AI Dubbing: customized text-to-speech solution
The speech tempo correction is used in cases where it is necessary to align the tempo of two speech segments. Such a need arises in speech-to-speech translation projects. It requires simultaneous interpreting from one language to another, and at the same time, the translated phrase should be with the same tempo and duration as an original one. This helps to avoid speech desynchronization of video and audio when the speaker starts talking on the video, and the actual speech starts too early or too late. The speech tempo correction is invaluable in automatic dubbing tasks. Text-to-speech systems used as text converters for such purposes do not allow you to know the duration/tempo of the voiced phrase before the synthesis. Therefore, if you want to find the right tempo, you need to synthesize the phrase twice: the first time to find out the duration and the second to adjust the tempo. Using speech correction systems greatly simplifies the work of editors, as they will know if the text needs to be edited to meet certain requirements (tempo/duration) before synthesizing, and you don't need to spend money on additional text-to-speech requests.
Our client is a European start-up company that provides speech-to-speech translation services. Their application allows translating speech from one language to another and is used for automatic dubbing. From a technical standpoint, the existing system is a combination of a few separate web services. One of the core services is the text-to-speech engine (TTS). TTS gets text as input and returns audio with synthesizing speech. Our client needed to solve the problem of aligning the tempo of the original and translated speech. If the original text was translated from English into German, in some cases the German phrase sounds longer than the English one. And when the client tried to fit a longer phrase into the same time slot as in the original recording, the translated phrase sped up the tempo, and the phrase became unintelligible.
Solution
Correct the tempo of the translated speech by integrating into the client's pipeline a specialized component that predicts translated speech tempo and evaluates the duration difference between two corresponding speech segments.
How it works
The service consists of several modules: Text-to-Phoneme Converter, Duration Predictor, and Tempo Corrector.
The algorithm works as follows:
The text-to-phoneme module converts both original and translated texts into a sequence of phonemes for each language.
Phonemes are used by the duration prediction AI model to estimate speech durations.
The tempo correction logic adjusts the duration of translated speech to align the tempo with the original recording.
The relative difference between original and translated speech is calculated and analyzed to make a recommendation if it can be safely used for dubbing or if some manual rephrasing of the translated text is required.

AI pipeline architecture
Our challenges:
The input of the duration module
It was important to choose the basis to determine the expected duration of the synthesized phrase.

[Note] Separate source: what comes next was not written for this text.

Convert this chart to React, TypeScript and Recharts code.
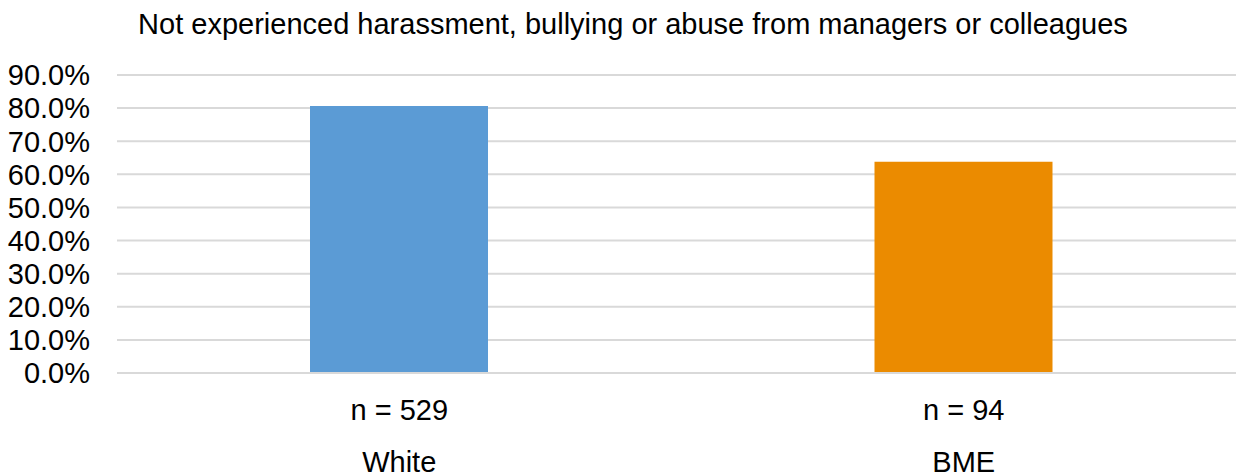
import React from "react";
import { BarChart, Bar, XAxis, YAxis, CartesianGrid, Cell } from "recharts";

const categories = ["White", "BME"];
const values = [80.6, 63.8];
const sampleLabels = ["n = 529", "n = 94"];
const colors = ["#5B9BD5", "#EB8B00"];
const yTicks = [0, 10, 20, 30, 40, 50, 60, 70, 80, 90];
const title = "Not experienced harassment, bullying or abuse from managers or colleagues";

const data = categories.map((c, i) => ({ name: c, value: values[i], n: sampleLabels[i] }));

const FONT = "'Liberation Sans', Arial, sans-serif";

const XTick = (props: any) => {
  const { x, y, payload, index } = props;
  return (
    <g>
      <text x={x} y={y + 45} textAnchor="middle" fontFamily={FONT} fontSize={29} fill="#000">
        {sampleLabels[index]}
      </text>
      <text x={x} y={y + 97} textAnchor="middle" fontFamily={FONT} fontSize={29} fill="#000">
        {payload.value}
      </text>
    </g>
  );
};

export default function App() {
  return (
    <div style={{ position: "absolute", left: 0, top: 0, width: 1236, height: 474, overflow: "hidden", background: "#fff" }}>
      <div
        style={{
          position: "absolute",
          left: 0,
          top: 8,
          width: 1266,
          textAlign: "center",
          fontFamily: FONT,
          fontSize: 29,
          color: "#000",
          whiteSpace: "nowrap",
        }}
      >
        {title}
      </div>
      <BarChart
        width={1250}
        height={474}
        data={data}
        margin={{ top: 75, right: 4, bottom: 0, left: 0 }}
      >
        <CartesianGrid horizontal vertical={false} stroke="#d9d9d9" strokeWidth={2} />
        <XAxis
          dataKey="name"
          height={101}
          axisLine={{ stroke: "#d9d9d9", strokeWidth: 2 }}
          tickLine={false}
          tickSize={0}
          tick={<XTick />}
          interval={0}
        />
        <YAxis
          width={117}
          domain={[0, 90]}
          ticks={yTicks}
          interval={0}
          axisLine={false}
          tickLine={false}
          tickSize={0}
          tickMargin={27}
          tickFormatter={(v: number) => v.toFixed(1) + "%"}
          tick={{ fontFamily: FONT, fontSize: 29, fill: "#000" }}
        />
        <Bar dataKey="value" barSize={178} isAnimationActive={false}>
          {data.map((d, i) => (
            <Cell key={d.name} fill={colors[i]} />
          ))}
        </Bar>
      </BarChart>
    </div>
  );
}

Options included words, symbols, phonemes, and syllables. We chose phonemes for durations prediction because their numbers correlate with a number of sounds. Words and symbols are not suitable for this solution because a phrase with the same number of symbols can have a different duration after synthesis in different languages. This leads to a significant error, especially for short phrases. And the use of syllables was rejected since converting the input text into syllables is more time-consuming.
Number of models
The speech duration service is expected to be language agnostic. Since the client is engaged in translation, this involves the use of a large number of languages. Our AI team decided to create AI models not for each language but for language groups to simplify the task of scaling the system in the future. Thus, Spanish, Portuguese, and Italian have a common model because they all belong to the Romance group of languages.

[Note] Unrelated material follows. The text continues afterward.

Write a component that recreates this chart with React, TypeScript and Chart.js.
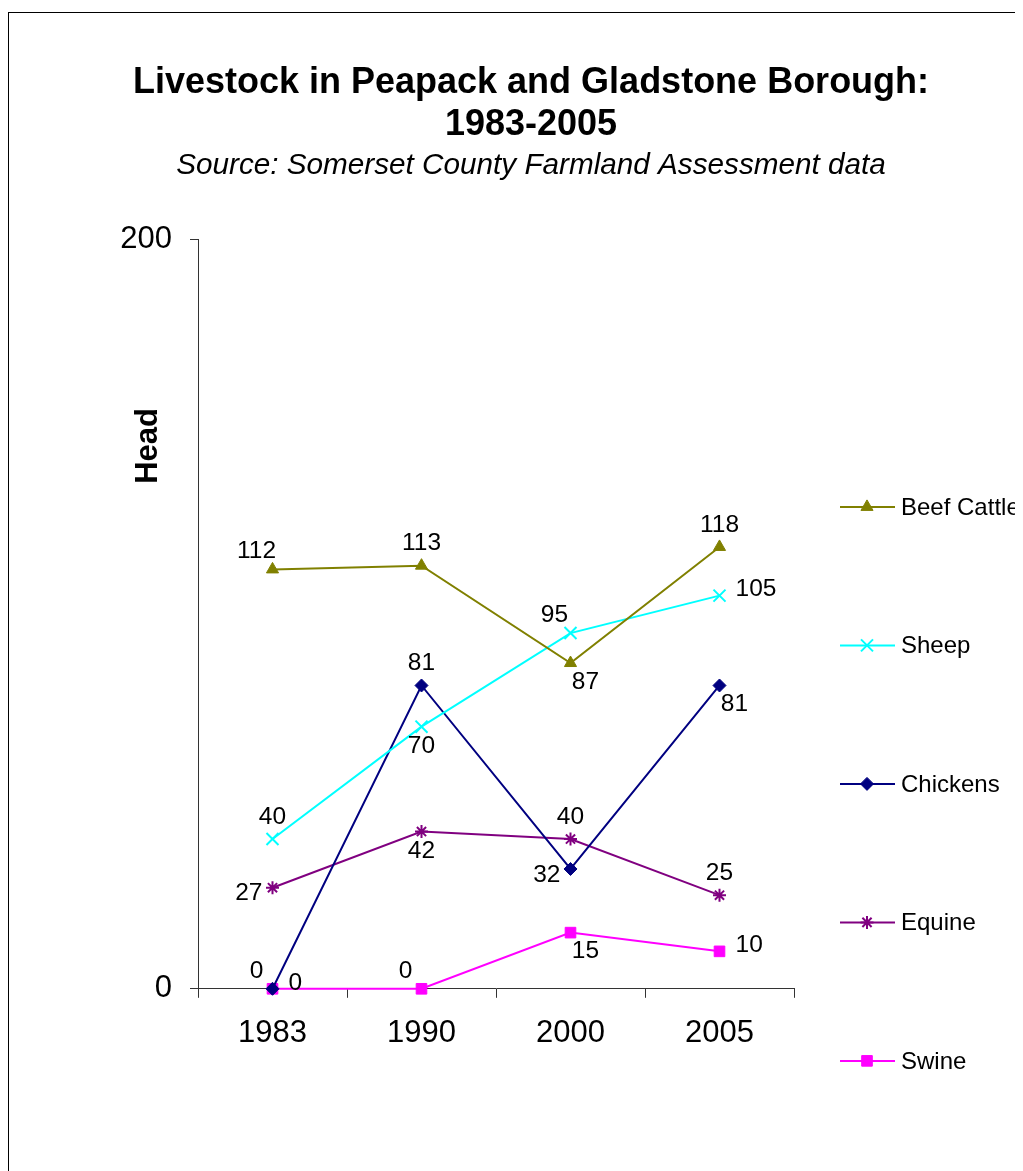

Punctuation symbols duration
For the tempo correction service to work correctly, it was necessary to consider the delay associated with punctuation since each symbol has a certain duration of silence, which affects the duration of the voiced phrase and, therefore, the tempo. Our team researched phrases of different lengths, languages, punctuation symbols, and their position in the sentence.
TTS number synthesizing
There was a problem with applying TTS logic to numbers and digits. Our team researched and identified that different numeric formats had several styles of voicing them. Therefore, our team offered the client to convert the numerical data format into the corresponding text format (e.g., 18.08.1996 – August eighteen, nineteen ninety-six) before using TTS.
Project stages
Our team made a few meetings with the client’s team to better understand the problem and prepare documents with AI pipeline architecture as well as a detailed explanation with our vision on how to solve the task.
At this stage, our AI team researched open source solutions for text-to-phonemes converter and phonemes durations predictions modules and prepared a summary of the accuracy of such systems.
We developed the API and corresponding AI logic which takes input parameters (texts, original duration, and acceptable difference) and returns a decision if the translated speech fits within the defined time boundaries.
The source code was sent to the client as a separate service with research results and corresponding technical documentation.